News·June 7, 2026·9 min read

Markets This Week: The S&P 500's 10-Week Streak Snapped — 5 Things That Moved Stocks, June 1–7, 2026

This week the music stopped. After ten straight weeks of gains — a run long enough that newer investors started treating green Fridays as a law of nature — the S&P 500 finally closed lower. It wasn't a crash. It was a 2.5% pullback to 7,383.74. But the symbolism mattered more than the number, because a streak that long ends up writing a story in everyone's head, and this week the story changed.

I spend most of my writing on individual trades and positions. Once a week, though, I like to step back and look at the five things that actually moved the tape — not the noise, the movers. Here's what mattered between June 1 and June 7, 2026, and what I think each one means for the months ahead.

1. The S&P 500 broke its 10-week winning streak

The headline is simple: the S&P 500 fell 2.5% on the week to close at 7,383.74, its first weekly decline in ten weeks. Streaks like this are rare, and when they snap, the reflex is to look for a single villain. There wasn't one. This was a broad, multi-cause week — a hot jobs print, a semiconductor scare, a consumer-spending warning — all landing inside five sessions.

Here's my take. A ten-week streak is not a fundamental event; it's a sentiment event. Markets that go straight up for two and a half months pull forward demand and compress risk premiums. Every dip gets bought instantly, so volatility dies, and dying volatility makes everyone complacent. The mechanical problem with complacency is that it leaves no cushion. When three pieces of mildly bad news arrive in the same week, there's no spare worry to absorb them, so the index has to reprice all at once.

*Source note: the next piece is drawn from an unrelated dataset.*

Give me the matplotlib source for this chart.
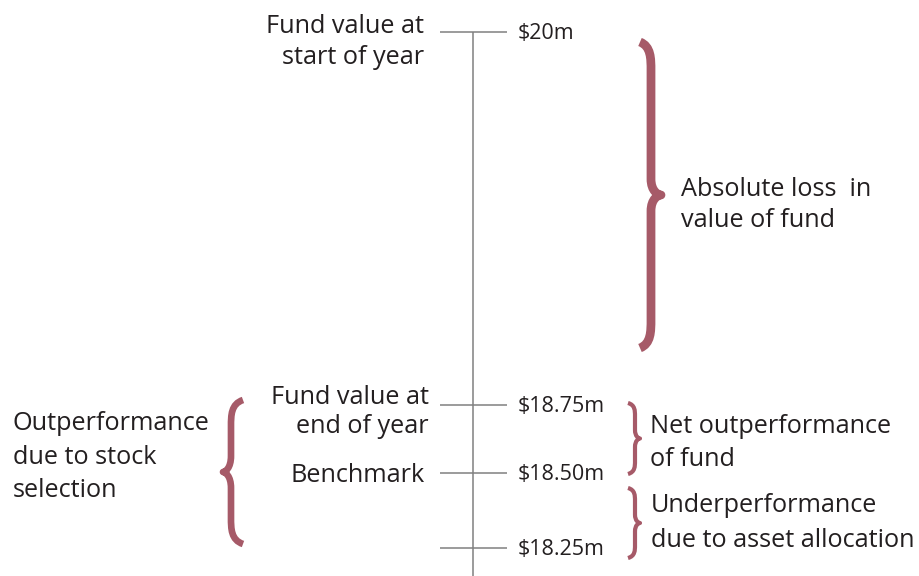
import numpy as np
import matplotlib
matplotlib.use("Agg")
import matplotlib.pyplot as plt
from matplotlib.path import Path
from matplotlib.patches import PathPatch
from matplotlib import transforms

# ---- data ----
tick_values = [20.0, 18.75, 18.50, 18.25]
tick_labels = ["$20m", "$18.75m", "$18.50m", "$18.25m"]
left_labels = ["Fund value at\nstart of year", "Fund value at\nend of year", "Benchmark", ""]

# brace annotations: (label, top value, bottom value)
right_braces = [
    ("Absolute loss  in\nvalue of fund", 20.0, 18.75),
    ("Net outperformance\nof fund", 18.75, 18.50),
    ("Underperformance\ndue to asset allocation", 18.50, 18.25),
]
left_brace = ("Outperformance\ndue to stock\nselection", 18.75, 18.25)

# ---- styling ----
W, H, DPI = 920, 576, 100
TEXT = "#231f20"
LINE = "#808080"
BRACE = "#a65a68"
FONT = "Open Sans"
FS = 18.2
TICK_FS = 15.5

# chart not drawn to scale: piecewise-linear value scale (pixel from bottom)
_v = np.array([18.0, 18.25, 18.5, 18.75, 20.0, 20.2])
_p = np.array([576 - 623, 576 - 548, 576 - 473, 576 - 405, 576 - 32, 576 + 28], float)

def fwd(v):
    return np.interp(v, _v, _p)

def inv(p):
    return np.interp(p, _p, _v)

fig = plt.figure(figsize=(W / DPI, H / DPI), dpi=DPI)
ax = fig.add_axes([0, 0, 1, 1])
ax.set_yscale("function", functions=(fwd, inv))
ax.set_xlim(0, W)
ax.set_ylim(inv(0.0), inv(576.0))
ax.axis("off")

# overlay axes in pixel coords for the decorative braces
ov = fig.add_axes([0, 0, 1, 1], facecolor="none")
ov.set_xlim(0, W)
ov.set_ylim(H, 0)
ov.axis("off")

# axis line and ticks
ax.vlines(473, inv(0.0), max(tick_values), color=LINE, lw=1.1)
ax.hlines(tick_values, 440, 507, color=LINE, lw=1.1)

def off(dx, dy):
    return transforms.offset_copy(ax.transData, fig=fig, x=dx, y=-dy, units="dots")

for v, lab in zip(tick_values, tick_labels):
    ax.text(518, v, lab, transform=off(0, 2), ha="left", va="center",
            fontsize=TICK_FS, color=TEXT, family=FONT)

left_dy = [10, 7, 3, 0]
left_x = [424, 429, 425, 425]
left_ls = [1.3, 1.2, 1.2, 1.2]
for v, lab, dy, x, ls in zip(tick_values, left_labels, left_dy, left_x, left_ls):
    if lab:
        ax.text(x, v, lab, transform=off(0, dy), ha="right", va="center",
                fontsize=FS, color=TEXT, family=FONT, linespacing=ls)

def brace(axh, x_end, y0, y1, depth, tip, lw, direction=1):
    """Curly brace from y0 to y1 (pixels, y downward), ends at x_end,
    spine at x_end+depth, tip at x_end+depth+tip; direction=+1 right, -1 left."""
    d = direction
    ym = (y0 + y1) / 2
    xs = x_end + d * depth
    xt = xs + d * tip
    r = min(28, (y1 - y0) * 0.18)
    r2 = min(16, (y1 - y0) * 0.12)
    verts = [
        (x_end, y0),
        (xs, y0 + r * 0.15), (xs, y0 + r * 0.6), (xs, y0 + r),
        (xs, ym - r2),
        (xs, ym - r2 * 0.25), (xt - d * tip * 0.3, ym), (xt, ym),
        (xt - d * tip * 0.3, ym), (xs, ym + r2 * 0.25), (xs, ym + r2),
        (xs, y1 - r),
        (xs, y1 - r * 0.6), (xs, y1 - r * 0.15), (x_end, y1),
    ]
    codes = [Path.MOVETO, Path.CURVE4, Path.CURVE4, Path.CURVE4, Path.LINETO,
             Path.CURVE4, Path.CURVE4, Path.CURVE4,
             Path.CURVE4, Path.CURVE4, Path.CURVE4, Path.LINETO,
             Path.CURVE4, Path.CURVE4, Path.CURVE4]
    axh.add_patch(PathPatch(Path(verts, codes), fill=False, ec=BRACE, lw=lw,
                            capstyle="butt", joinstyle="round"))

# right braces
brace_geom = [
    # x_end, pixel top, pixel bottom, depth, tip, lw
    (640, 42, 348, 11, 10, 6.3),
    (628, 403, 474, 7, 5, 3.0),
    (628, 488, 558, 7, 5, 3.0),
]
text_geom = [(681, 205, 1.34), (650, 443, 1.46), (651, 523, 1.52)]
for (lab, v0, v1), (xe, p0, p1, dep, tp, lw), (tx, ty, ls) in zip(right_braces, brace_geom, text_geom):
    brace(ov, xe, p0, p1, dep, tp, lw, direction=1)
    ov.text(tx, ty, lab, ha="left", va="center", fontsize=FS, color=TEXT,
            family=FONT, linespacing=ls)

# left brace
brace(ov, 243, 400, 544, 12, 8, 4.8, direction=-1)
ov.text(13, 457, left_brace[0], ha="left", va="center", fontsize=FS,
        color=TEXT, family=FONT, linespacing=1.47)

fig.savefig("out.png", dpi=DPI)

A 2.5% weekly loss after a 10-week run is not a top — it's a healthy exhale. I'd be far more worried if this market kept levitating without ever testing the people holding it. What I'll watch next week is breadth: did the selling stay concentrated in semis and a couple of consumer names, or did it leak into the financials, industrials, and defensives that have been quietly carrying the rally? Concentrated damage is digestible. Broadening damage is the thing to respect.

2. The May jobs report came in double expectations — and rate-hike odds jumped

May nonfarm payrolls printed 172,000 — roughly double consensus. On its face that's a great number: the labor market is not rolling over, layoffs aren't spiraling, paychecks are still flowing. But markets don't read jobs reports in isolation; they read them through the Fed. A labor market this strong tells the Fed it has room to stay tight, and futures responded immediately. Odds of a rate hike rose to roughly 57% on CME FedWatch.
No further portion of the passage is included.